I usually spend my mornings rushing -- rushing through breakfast, making the day's lunch -- and it's all because of my annoying habit of not waking up on time. Through the bustle of everyday madness, I'm thinking about one hundred million things, as Spotify plays my favorite album of the moment.
The things that add to the anxious time crunch are the following: what am I going to wear today... did I put sunscreen on... does my hair look okay in the back... should I wear red or purple lipstick today... where in the hell is my left shoe?
Yes, it all sounds superficial. But no, this isn't another story of finding out "things about myself," but rather a reflection of my past doings.
Rewind to a couple of weeks ago when I decided I to get my hair chopped off. It'd been three years since my last hair appointment, and I had this goal of growing out my natural curls. But of course, and this is with every hair transformation I've ever gone through, I got sick of it and neglected it until it dried up and became completely unmanageable.

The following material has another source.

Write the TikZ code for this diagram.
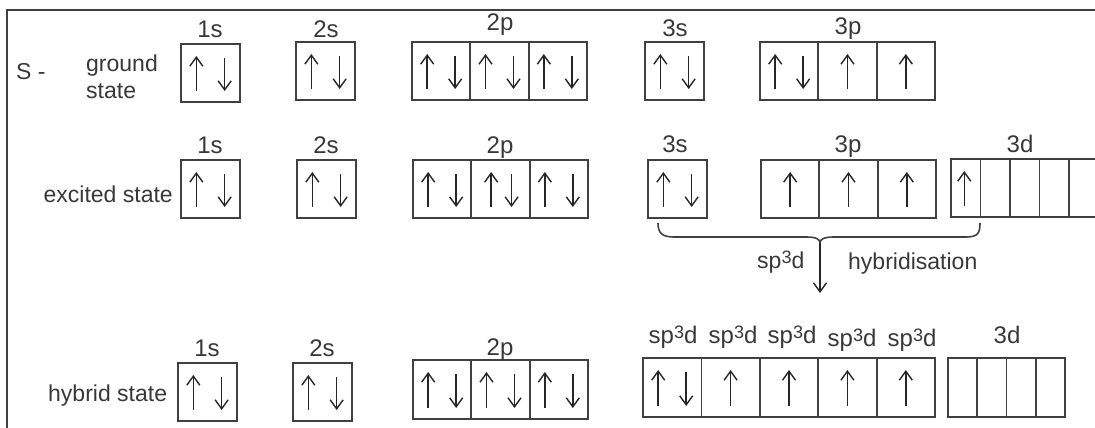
\documentclass[tikz,border=0pt]{standalone}
\usepackage{fontspec}
\setmainfont{Liberation Sans}
\usetikzlibrary{arrows.meta,calc}
\definecolor{ink}{HTML}{383838}
\definecolor{boxc}{HTML}{404040}
\definecolor{spinc}{HTML}{262626}
\tikzset{
  cell/.style={draw=boxc, line width=1.8pt, inner sep=0pt, outer sep=0pt, rectangle},
  spin/.style={draw=spinc, line width=1.5pt, -{Straight Barb[length=9pt,width=13pt,line width=1.4pt]}},
  lab/.style={text=ink, inner sep=0pt, anchor=base, font=\fontsize{24}{28}\selectfont},
  lbl/.style={text=ink, inner sep=0pt, anchor=base west, font=\fontsize{23}{27}\selectfont},
  frame/.style={draw=boxc, line width=2.2pt},
  bracel/.style={draw=boxc, line width=1.6pt}
}
\newcommand\cellrow[6]{% prefix, xleft, ytop, cellwidth, height, count
  \foreach \i in {1,...,#6}{%
    \node[cell, minimum width=#4pt, minimum height=#5pt] (#1\i) at ({#2+(\i-0.5)*#4},{#3+#5/2}) {};}}
\newcommand\spinU[2]{\draw[spin] ($(#1.south west)!#2!(#1.south east)+(0,-11)$) -- ($(#1.north west)!#2!(#1.north east)+(0,12)$);}
\newcommand\spinD[2]{\draw[spin] ($(#1.north west)!#2!(#1.north east)+(0,14)$) -- ($(#1.south west)!#2!(#1.south east)+(0,-11)$);}
\newcommand\pair[1]{\spinU{#1}{0.26}\spinD{#1}{0.74}}
\newcommand\spd{sp\raisebox{5pt}{\fontsize{18}{18}\selectfont 3}d}
\begin{document}
\begin{tikzpicture}[x=1pt,y=-1pt]
\useasboundingbox (0,0) rectangle (1095,428);
\clip (0,0) rectangle (1095,428);
\draw[frame] (1100,10) -- (7,10) -- (7,435);
% ---- ground state
\node[lbl] (tS) at (16,80) {S -};
\node[lbl] (tg1) at (86,72) {ground};
\node[lbl] (tg2) at (86,98) {state};
\cellrow{gs1}{181}{44}{59}{58}{1}
\cellrow{gs2}{296}{42}{59}{58}{1}
\cellrow{gp2}{412}{42}{58.33}{58}{3}
\cellrow{gs3}{645}{42}{59}{58}{1}
\cellrow{gp3}{760}{42}{58.33}{58}{3}
\node[lab] (lg1) at (210,38) {1s};
\node[lab] (lg2) at (326,38) {2s};
\node[lab] (lg3) at (500,31) {2p};
\node[lab] (lg4) at (675,37) {3s};
\node[lab] (lg5) at (848,35) {3p};
\pair{gs11}\pair{gs21}\pair{gp21}\pair{gp22}\pair{gp23}\pair{gs31}\pair{gp31}
\spinU{gp32}{0.5}\spinU{gp33}{0.5}
% ---- excited state
\node[lbl, anchor=base east] (te) at (173,202) {excited state};
\cellrow{es1}{181}{160}{59}{58}{1}
\cellrow{es2}{297}{160}{59}{58}{1}
\cellrow{ep2}{413}{160}{58.33}{58}{3}
\cellrow{es3}{648}{160}{59}{58}{1}
\cellrow{ep3}{761}{160}{58.33}{58}{3}
\cellrow{ed3}{951}{159}{29.5}{58}{5}
\node[lab] (le1) at (210,153) {1s};
\node[lab] (le2) at (326,153) {2s};
\node[lab] (le3) at (500,153) {2p};
\node[lab] (le4) at (675,152) {3s};
\node[lab] (le5) at (848,152) {3p};
\node[lab] (le6) at (1020,152) {3d};
\pair{es11}\pair{es21}\pair{ep21}\pair{ep23}\pair{es31}
\spinU{ep22}{0.34}\spinD{ep22}{0.69}
\spinU{ep31}{0.5}\spinU{ep32}{0.5}\spinU{ep33}{0.5}
\spinU{ed31}{0.45}
% ---- brace and arrow
\coordinate (bL) at (658,223);
\coordinate (bR) at (980,223);
\coordinate (bT) at (820,243);
\coordinate (aE) at (820,293);
\draw[bracel] (bL) .. controls (658,233) and (662,237) .. (674,237) -- (806,237)
  .. controls (816,237) and (820,239) .. (bT)
  .. controls (820,239) and (824,237) .. (834,237) -- (966,237)
  .. controls (978,237) and (980,233) .. (bR);
\draw[spin] (bT) -- (aE);
\node[lbl] (ts) at (757,268) {\spd};
\node[lbl] (th) at (848,269) {hybridisation};
% ---- hybrid state
\node[lbl] (th2) at (48,401) {hybrid state};
\cellrow{hs1}{178}{363}{59}{58}{1}
\cellrow{hs2}{293}{363}{59}{58}{1}
\cellrow{hp2}{413}{360}{58.33}{59}{3}
\cellrow{hh}{643}{358}{58.4}{59}{5}
\cellrow{hd}{948}{358}{29.25}{59}{4}
\node[lab] (lh1) at (207,356) {1s};
\node[lab] (lh2) at (322,356) {2s};
\node[lab] (lh3) at (500,355) {2p};
\node[lab] (lh4) at (673,343) {\spd};
\node[lab] (lh5) at (733,343) {\spd};
\node[lab] (lh6) at (792,343) {\spd};
\node[lab] (lh7) at (852,346) {\spd};
\node[lab] (lh8) at (912,346) {\spd};
\node[lab] (lh9) at (1007,343) {3d};
\pair{hs11}\pair{hs21}\pair{hp21}\pair{hp22}\pair{hp23}\pair{hh1}
\spinU{hh2}{0.5}\spinU{hh3}{0.5}\spinU{hh4}{0.5}\spinU{hh5}{0.5}
\end{tikzpicture}
\end{document}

In the days leading up to about the fourth big chop of my life, I stumbled upon a new routine. I twisted my "longer" hair for the last time and sat in front of the mirror like normal... but this time, it was silent. The Strokes weren't blasting out of my iPad nor was season three of "Breaking Bad" playing from Netflix. There was just the quiet noise of my room.
The physical routine happened in a fluid motion, as always: condition, oil, shea butter, now twist. However, it was the mental adventure I had in that moment that made it unique from all of the other times I'd grappled with my head of hair.
Pictures and what I like to call mind .gifs sprinkled into my memory and reminded me of the different ways I manipulated my hair into braids, relaxers, hair dyes and treatments. I thought about how I never really got the chance to learn what it was like to actually take care of my hair, because growing up with girls who only had to brush their long, flowing strands trained me into thinking that that's all I needed to do, too.
With the silence, my mind was allowed to actually remember and wonder about the times I'd loved or fucked up my hair, creating a meditation vibe that'd I'd never really encountered before. Because meditation is about reflection, right? And without distractions, my mind went there.
And, instead of blindly doing this bi-weekly ritual of a twist-out -- sometimes I wouldn't even look at what I was doing -- I streamlined my thoughts and only thought about me, myself and my beauty (natural and enhanced).
So, now I do all of my beauty cutie stuff without distraction and it not only helps me get ready in the traditional terms, but the quiet vibes give my day a stress-free start without the worries of forgetting something or taking the wrong pair of keys. I think about the day to come, the previous days and how I can improve some things and keep some things just as they are.
No longer do I have to worry about what song is on or how loud it is and no longer do I have to quickly rustle my hair and call it presentable. Because you know what they say about the tortoise and the hare... and I don't mind being the tortoise if it means calming my often frazzled nerves.
And with that I say: long live lipstick, y'all.